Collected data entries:
■ ■ ■ ■ ■

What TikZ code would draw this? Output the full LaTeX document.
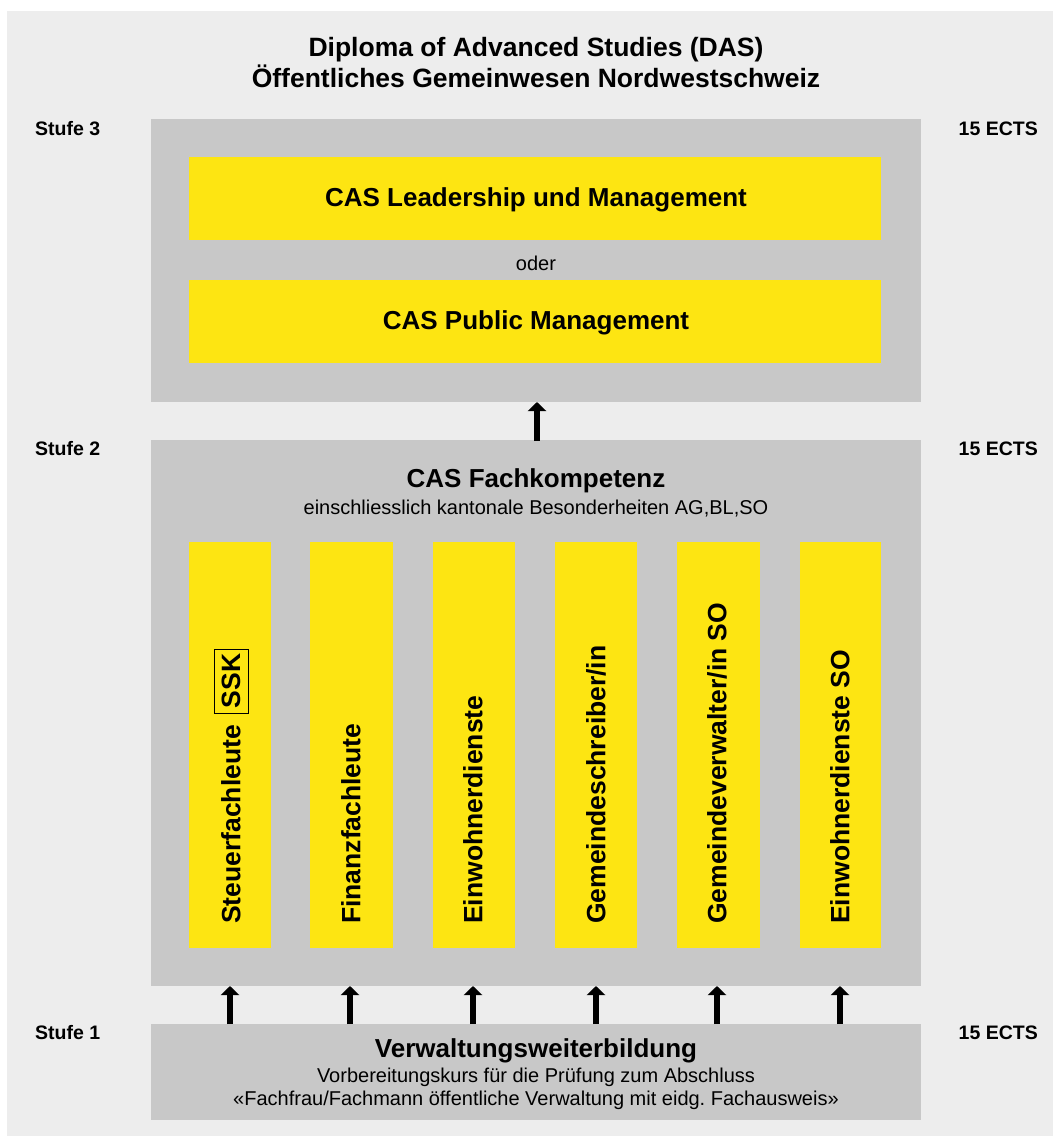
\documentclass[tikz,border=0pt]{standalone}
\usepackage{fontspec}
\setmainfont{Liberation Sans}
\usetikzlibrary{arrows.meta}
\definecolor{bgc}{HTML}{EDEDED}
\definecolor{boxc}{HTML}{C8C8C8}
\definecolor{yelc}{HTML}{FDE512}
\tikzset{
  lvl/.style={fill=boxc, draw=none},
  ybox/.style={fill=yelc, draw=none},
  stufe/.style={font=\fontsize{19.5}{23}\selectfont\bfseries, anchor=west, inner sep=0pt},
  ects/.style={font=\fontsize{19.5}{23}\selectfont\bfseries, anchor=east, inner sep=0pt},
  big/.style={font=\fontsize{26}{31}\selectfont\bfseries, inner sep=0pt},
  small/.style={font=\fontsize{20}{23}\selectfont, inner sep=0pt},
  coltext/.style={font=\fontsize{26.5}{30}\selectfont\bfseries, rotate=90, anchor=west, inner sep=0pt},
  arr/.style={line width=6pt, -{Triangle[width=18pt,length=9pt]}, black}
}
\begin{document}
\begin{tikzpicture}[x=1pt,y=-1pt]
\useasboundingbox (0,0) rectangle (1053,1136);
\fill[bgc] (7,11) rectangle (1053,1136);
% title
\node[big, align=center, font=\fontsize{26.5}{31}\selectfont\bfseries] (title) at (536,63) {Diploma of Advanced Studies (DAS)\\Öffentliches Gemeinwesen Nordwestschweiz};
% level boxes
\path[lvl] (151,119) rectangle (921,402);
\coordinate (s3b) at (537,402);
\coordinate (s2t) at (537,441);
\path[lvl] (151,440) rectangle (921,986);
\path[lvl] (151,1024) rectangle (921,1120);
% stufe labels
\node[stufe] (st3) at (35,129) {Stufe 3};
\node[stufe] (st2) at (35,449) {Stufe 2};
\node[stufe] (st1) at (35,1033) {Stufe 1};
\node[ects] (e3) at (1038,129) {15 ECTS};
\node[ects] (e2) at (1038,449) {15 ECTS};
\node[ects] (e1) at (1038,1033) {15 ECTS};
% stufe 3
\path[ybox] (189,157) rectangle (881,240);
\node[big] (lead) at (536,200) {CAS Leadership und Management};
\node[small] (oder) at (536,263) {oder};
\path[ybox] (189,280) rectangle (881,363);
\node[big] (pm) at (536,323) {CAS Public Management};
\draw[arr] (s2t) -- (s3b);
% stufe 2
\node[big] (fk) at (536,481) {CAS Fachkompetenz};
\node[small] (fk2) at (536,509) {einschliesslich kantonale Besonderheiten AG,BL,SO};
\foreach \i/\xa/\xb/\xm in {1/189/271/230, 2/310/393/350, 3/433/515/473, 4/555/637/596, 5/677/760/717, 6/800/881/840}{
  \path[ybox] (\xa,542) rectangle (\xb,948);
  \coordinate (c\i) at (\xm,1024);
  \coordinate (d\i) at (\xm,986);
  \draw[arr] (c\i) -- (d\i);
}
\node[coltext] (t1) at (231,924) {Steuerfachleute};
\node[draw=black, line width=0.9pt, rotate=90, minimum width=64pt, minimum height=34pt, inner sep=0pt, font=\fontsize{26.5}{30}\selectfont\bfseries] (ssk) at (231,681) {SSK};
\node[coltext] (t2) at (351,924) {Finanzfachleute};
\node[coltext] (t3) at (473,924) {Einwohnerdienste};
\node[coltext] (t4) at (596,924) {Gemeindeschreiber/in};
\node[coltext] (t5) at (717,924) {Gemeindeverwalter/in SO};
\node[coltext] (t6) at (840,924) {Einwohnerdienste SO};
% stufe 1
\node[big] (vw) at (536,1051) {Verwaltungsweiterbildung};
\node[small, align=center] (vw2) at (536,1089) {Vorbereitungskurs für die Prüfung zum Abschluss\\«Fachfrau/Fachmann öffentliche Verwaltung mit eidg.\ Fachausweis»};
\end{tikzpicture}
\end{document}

■ ■ ■ ■ ■

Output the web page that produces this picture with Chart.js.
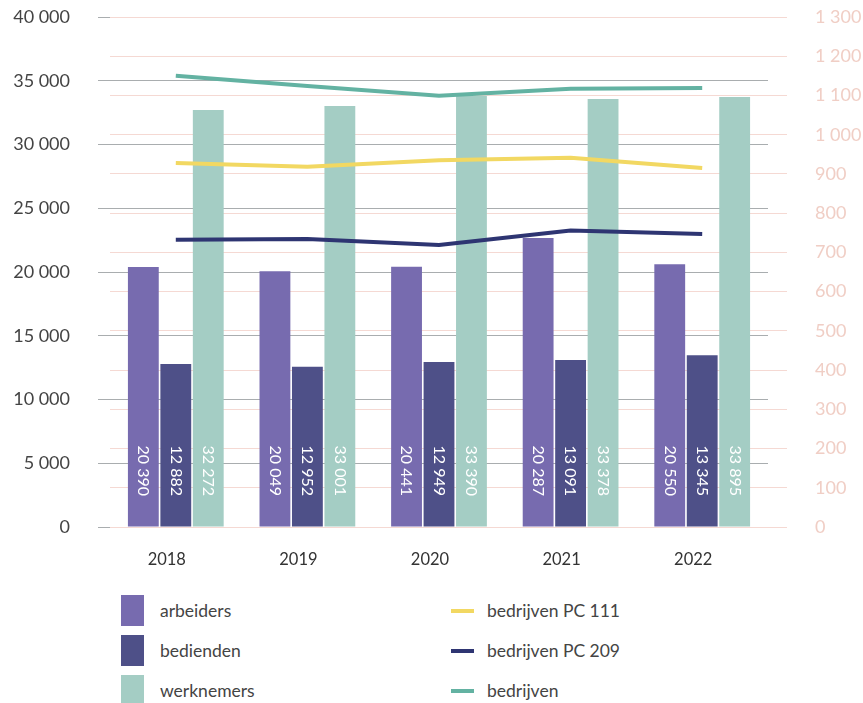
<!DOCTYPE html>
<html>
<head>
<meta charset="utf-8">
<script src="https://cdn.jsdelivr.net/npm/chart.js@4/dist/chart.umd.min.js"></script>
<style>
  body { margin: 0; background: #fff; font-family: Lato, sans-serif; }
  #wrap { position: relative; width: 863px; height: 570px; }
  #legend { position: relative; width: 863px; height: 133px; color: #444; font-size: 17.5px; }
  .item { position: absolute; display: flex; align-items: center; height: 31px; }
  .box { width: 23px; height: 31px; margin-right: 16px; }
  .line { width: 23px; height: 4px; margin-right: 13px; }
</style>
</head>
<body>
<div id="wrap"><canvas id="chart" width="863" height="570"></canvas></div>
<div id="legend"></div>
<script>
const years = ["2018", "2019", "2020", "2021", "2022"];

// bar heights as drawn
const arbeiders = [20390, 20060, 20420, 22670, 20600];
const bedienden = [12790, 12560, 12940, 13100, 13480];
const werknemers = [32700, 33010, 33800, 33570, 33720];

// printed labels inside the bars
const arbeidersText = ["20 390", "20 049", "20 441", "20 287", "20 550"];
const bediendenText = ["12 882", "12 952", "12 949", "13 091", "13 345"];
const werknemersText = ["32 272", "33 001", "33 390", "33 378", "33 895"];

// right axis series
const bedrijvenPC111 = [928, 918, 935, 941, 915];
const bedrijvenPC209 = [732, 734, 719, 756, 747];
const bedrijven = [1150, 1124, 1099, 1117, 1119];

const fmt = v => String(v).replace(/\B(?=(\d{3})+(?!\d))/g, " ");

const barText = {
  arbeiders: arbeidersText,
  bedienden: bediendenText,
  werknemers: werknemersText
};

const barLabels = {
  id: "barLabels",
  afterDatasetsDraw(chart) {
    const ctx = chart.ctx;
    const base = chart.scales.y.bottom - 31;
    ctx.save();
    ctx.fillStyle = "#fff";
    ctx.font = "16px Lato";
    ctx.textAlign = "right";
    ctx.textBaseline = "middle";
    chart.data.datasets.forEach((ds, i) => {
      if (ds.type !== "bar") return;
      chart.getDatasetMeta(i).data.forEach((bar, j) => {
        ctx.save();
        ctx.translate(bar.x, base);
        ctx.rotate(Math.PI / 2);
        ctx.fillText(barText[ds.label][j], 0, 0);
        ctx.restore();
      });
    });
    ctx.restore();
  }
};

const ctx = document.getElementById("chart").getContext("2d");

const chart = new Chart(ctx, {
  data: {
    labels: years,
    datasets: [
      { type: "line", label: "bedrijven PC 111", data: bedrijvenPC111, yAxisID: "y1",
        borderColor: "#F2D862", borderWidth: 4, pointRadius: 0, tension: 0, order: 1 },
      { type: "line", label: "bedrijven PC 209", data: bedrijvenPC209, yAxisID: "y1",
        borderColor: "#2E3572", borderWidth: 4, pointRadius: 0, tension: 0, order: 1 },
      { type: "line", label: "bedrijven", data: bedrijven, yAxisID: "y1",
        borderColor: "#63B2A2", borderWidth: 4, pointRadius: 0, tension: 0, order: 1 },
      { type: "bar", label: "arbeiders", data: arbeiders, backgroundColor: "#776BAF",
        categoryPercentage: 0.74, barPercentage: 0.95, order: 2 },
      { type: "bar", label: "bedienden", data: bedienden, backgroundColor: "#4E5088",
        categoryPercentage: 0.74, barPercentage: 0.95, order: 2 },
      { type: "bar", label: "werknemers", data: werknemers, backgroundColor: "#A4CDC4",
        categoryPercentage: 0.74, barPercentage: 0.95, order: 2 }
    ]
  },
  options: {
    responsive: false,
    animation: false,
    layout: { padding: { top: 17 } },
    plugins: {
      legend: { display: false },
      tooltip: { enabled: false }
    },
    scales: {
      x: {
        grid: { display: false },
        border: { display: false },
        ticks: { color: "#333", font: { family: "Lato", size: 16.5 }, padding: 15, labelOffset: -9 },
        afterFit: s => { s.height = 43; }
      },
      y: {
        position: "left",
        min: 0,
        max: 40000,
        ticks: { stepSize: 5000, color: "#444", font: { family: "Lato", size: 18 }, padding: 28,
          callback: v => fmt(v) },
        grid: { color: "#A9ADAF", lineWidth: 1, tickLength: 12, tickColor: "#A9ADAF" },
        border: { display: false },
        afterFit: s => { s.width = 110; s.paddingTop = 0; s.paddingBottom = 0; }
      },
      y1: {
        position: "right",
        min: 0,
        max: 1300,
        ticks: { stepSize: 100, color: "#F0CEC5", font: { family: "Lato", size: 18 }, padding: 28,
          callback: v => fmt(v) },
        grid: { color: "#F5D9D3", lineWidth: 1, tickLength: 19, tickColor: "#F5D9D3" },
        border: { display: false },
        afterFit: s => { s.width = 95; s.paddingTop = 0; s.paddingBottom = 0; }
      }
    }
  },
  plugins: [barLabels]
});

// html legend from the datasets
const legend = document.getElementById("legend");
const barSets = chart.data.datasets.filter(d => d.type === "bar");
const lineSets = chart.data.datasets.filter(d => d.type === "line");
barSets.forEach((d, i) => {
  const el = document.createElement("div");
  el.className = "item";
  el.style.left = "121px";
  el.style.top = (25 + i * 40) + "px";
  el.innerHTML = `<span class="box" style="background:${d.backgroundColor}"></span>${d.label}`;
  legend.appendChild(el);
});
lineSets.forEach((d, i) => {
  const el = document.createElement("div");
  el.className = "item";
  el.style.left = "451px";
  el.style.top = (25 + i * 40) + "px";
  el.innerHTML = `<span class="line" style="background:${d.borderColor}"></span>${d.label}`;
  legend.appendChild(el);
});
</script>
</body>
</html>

■ ■ ■ ■ ■

● **Work required**: Show every line from the entries above in which the word "Output" appears.

● **Task result**:
What TikZ code would draw this? Output the full LaTeX document.
Output the web page that produces this picture with Chart.js.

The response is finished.